# ontario deer draw??



## HyperFlow (Jul 25, 2009)

im looking on the mnr website to find howmeny tags they are giving in what zone but i cant find anything.

Any help would be great


----------



## sidekick101 (Aug 4, 2009)

2 in 76B normaly. They don't have the new regs out yet. I was told another month


----------



## JDoupe (Dec 9, 2006)

THey are out onlne as well as in print.

NOt sure what WMU you are looking at.


----------



## HyperFlow (Jul 25, 2009)

JDoupe said:


> THey are out onlne as well as in print.
> 
> NOt sure what WMU you are looking at.


Are you sure about that, they never print the present years tag draw quota. normaly just the prior year.

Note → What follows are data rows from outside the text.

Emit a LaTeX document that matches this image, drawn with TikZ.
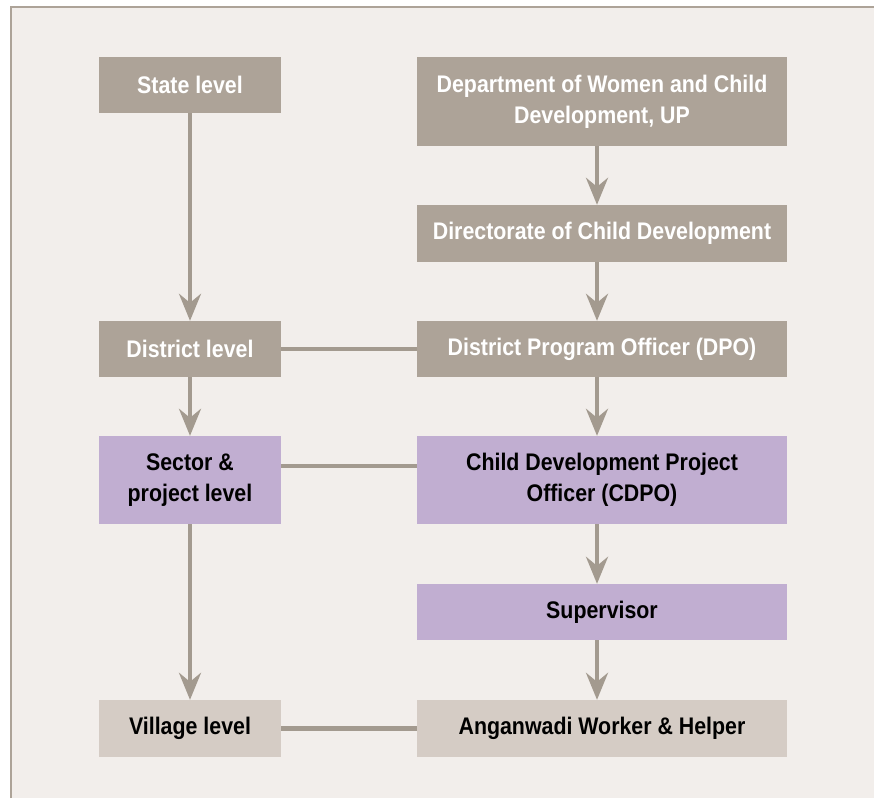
\documentclass[tikz,border=0pt]{standalone}
\usepackage{fontspec}
\setmainfont{Liberation Sans}[FakeStretch=0.89]
\usetikzlibrary{arrows.meta}
\definecolor{bgc}{HTML}{F2EEEB}
\definecolor{grayc}{HTML}{ADA398}
\definecolor{purc}{HTML}{C1AED1}
\definecolor{lightc}{HTML}{D5CCC5}
\definecolor{linec}{HTML}{A39A8F}
\tikzset{
  base/.style={rectangle, inner sep=0pt, align=center, font=\bfseries\fontsize{24}{31}\selectfont},
  graybox/.style={base, fill=grayc, text=white},
  purbox/.style={base, fill=purc, text=black},
  litbox/.style={base, fill=lightc, text=black},
  narrow/.style={minimum width=182pt},
  wide/.style={minimum width=370pt},
  arr/.style={draw=linec, line width=4pt, -{Stealth[length=27pt,width=22pt,inset=9pt]}},
  conn/.style={draw=linec, line width=4.5pt}
}
\begin{document}
\begin{tikzpicture}[x=1pt,y=-1pt]
\useasboundingbox (0,0) rectangle (874,798);
\fill[bgc] (11,7) rectangle (874,798);
\draw[grayc, line width=2pt] (11,798) -- (11,7) -- (874,7);

\node[graybox, narrow, minimum height=56pt] (state) at (190,85) {State level};
\node[graybox, wide, minimum height=89pt] (dept) at (602,101.5) {Department of Women and Child\\Development, UP};
\node[graybox, wide, minimum height=57pt] (dir) at (602,233.5) {Directorate of Child Development};
\node[graybox, narrow, minimum height=56pt] (distl) at (190,349) {District level};
\node[graybox, wide, minimum height=56pt] (dpo) at (602,349) {District Program Officer (DPO)};
\node[purbox, narrow, minimum height=88pt] (sector) at (190,480) {Sector \&\\project level};
\node[purbox, wide, minimum height=88pt] (cdpo) at (602,480) {Child Development Project\\Officer (CDPO)};
\node[purbox, wide, minimum height=56pt] (sup) at (602,612) {Supervisor};
\node[litbox, narrow, minimum height=57pt] (village) at (190,728.5) {Village level};
\node[litbox, wide, minimum height=57pt] (angan) at (602,728.5) {Anganwadi Worker \& Helper};

\draw[arr] (state.south) -- (distl.north);
\draw[arr] (distl.south) -- (sector.north);
\draw[arr] (sector.south) -- (village.north);
\draw[arr] ([xshift=-5pt]dept.south) -- ([xshift=-5pt]dir.north);
\draw[arr] ([xshift=-5pt]dir.south) -- ([xshift=-5pt]dpo.north);
\draw[arr] ([xshift=-5pt]dpo.south) -- ([xshift=-5pt]cdpo.north);
\draw[arr] ([xshift=-5pt]cdpo.south) -- ([xshift=-5pt]sup.north);
\draw[arr] ([xshift=-5pt]sup.south) -- ([xshift=-5pt]angan.north);

\draw[conn] (distl.east) -- (dpo.west);
\draw[conn] ([yshift=14pt]sector.east) -- ([yshift=14pt]cdpo.west);
\draw[conn] (village.east) -- (angan.west);
\end{tikzpicture}
\end{document}
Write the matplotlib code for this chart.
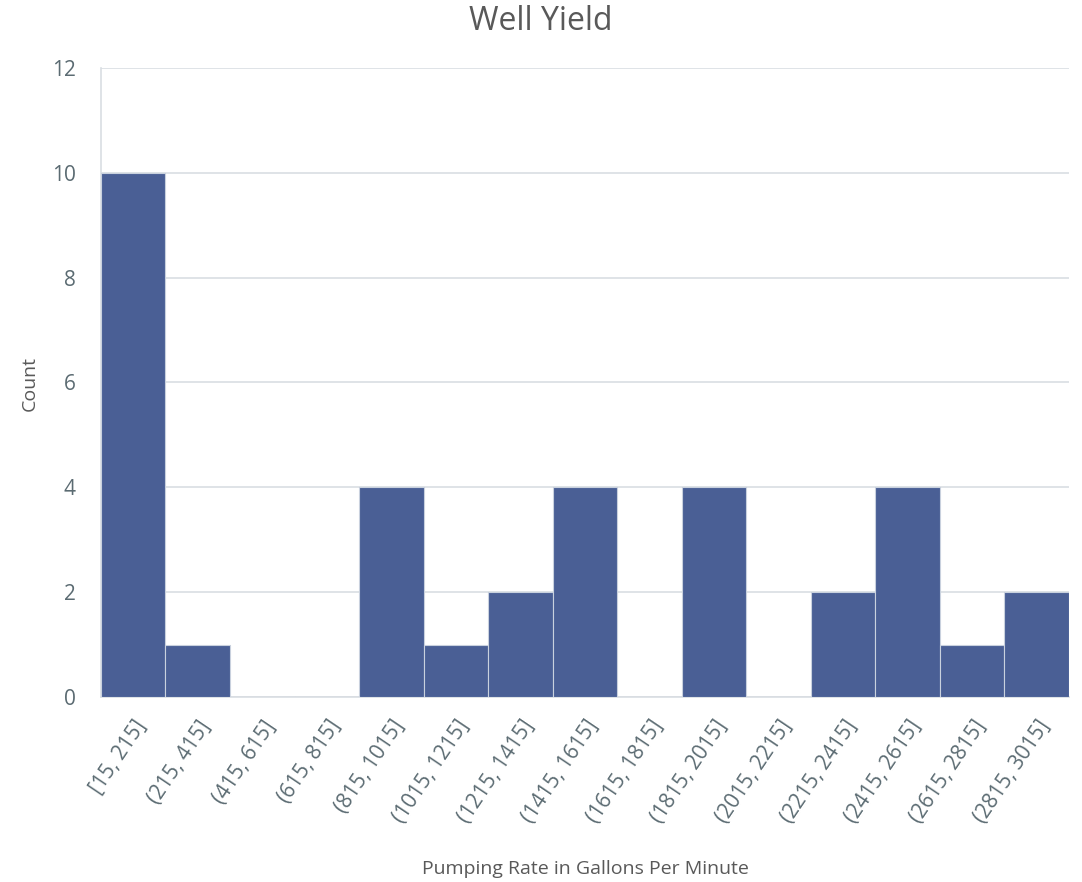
import matplotlib.pyplot as plt
import numpy as np

plt.rcParams['font.family'] = ['Open Sans', 'DejaVu Sans']

# histogram bins and counts
bins = ["[15, 215]", "(215, 415]", "(415, 615]", "(615, 815]", "(815, 1015]",
        "(1015, 1215]", "(1215, 1415]", "(1415, 1615]", "(1615, 1815]",
        "(1815, 2015]", "(2015, 2215]", "(2215, 2415]", "(2415, 2615]",
        "(2615, 2815]", "(2815, 3015]"]
counts = [10, 1, 0, 0, 4, 1, 2, 4, 0, 4, 0, 2, 4, 1, 2]
y_ticks = [0, 2, 4, 6, 8, 10, 12]

txt = '#5b6b72'

fig = plt.figure(figsize=(10.82, 8.82), dpi=100)
ax = fig.add_axes([0.0933, 0.2098, 0.8947, 0.7131])

x = np.arange(len(bins))
ax.bar(x, counts, width=1.0, align='edge', color='#4a5f95',
       edgecolor='#c9d1de', linewidth=0.8, zorder=3)

ax.set_xlim(0, len(bins))
ax.set_ylim(0, 12)
ax.set_yticks(y_ticks)
ax.yaxis.grid(True, color='#d9dee3', linewidth=1.2, zorder=0)

for s in ['top', 'right']:
    ax.spines[s].set_visible(False)
ax.spines['left'].set_color('#d9dee3')
ax.spines['bottom'].set_color('#d9dee3')
ax.spines['left'].set_linewidth(1.2)
ax.spines['bottom'].set_linewidth(1.2)

ax.set_xticks(x + 0.5)
ax.set_xticklabels(bins, rotation=56, ha='right', rotation_mode='anchor',
                   fontsize=15, color=txt)
ax.tick_params(axis='x', length=0, pad=14)
ax.tick_params(axis='y', length=0, pad=18, labelsize=15, labelcolor=txt)

fig.text(0.5, 1 - 22 / 882, 'Well Yield', fontsize=23, color='#595959',
         ha='center', va='center')
fig.text(30 / 1082, 1 - 383 / 882, 'Count', fontsize=14, color='#595959',
         rotation=90, ha='center', va='center')
fig.text(585 / 1082, 1 - 869 / 882, 'Pumping Rate in Gallons Per Minute',
         fontsize=14, color='#595959', ha='center', va='center')

fig.savefig('out.png', dpi=100)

Im looking for 43B Im hopin they are giving out way less tags this year. The deer population there is hurting pretty bad.


----------



## JDoupe (Dec 9, 2006)

I just meant the regs are out. I did not look for numbers.


We hunted 43B for a few years when the getting was good......the last few years I have had friends go Gun hunting and not some back with one....yikes!


----------



## HyperFlow (Jul 25, 2009)

JDoupe said:


> I just meant the regs are out. I did not look for numbers.
> 
> 
> We hunted 43B for a few years when the getting was good......the last few years I have had friends go Gun hunting and not some back with one....yikes!


yup i hope mnr wake up and cut the tags.


----------



## HyperFlow (Jul 25, 2009)

the tags in 43b this year will be 4000


----------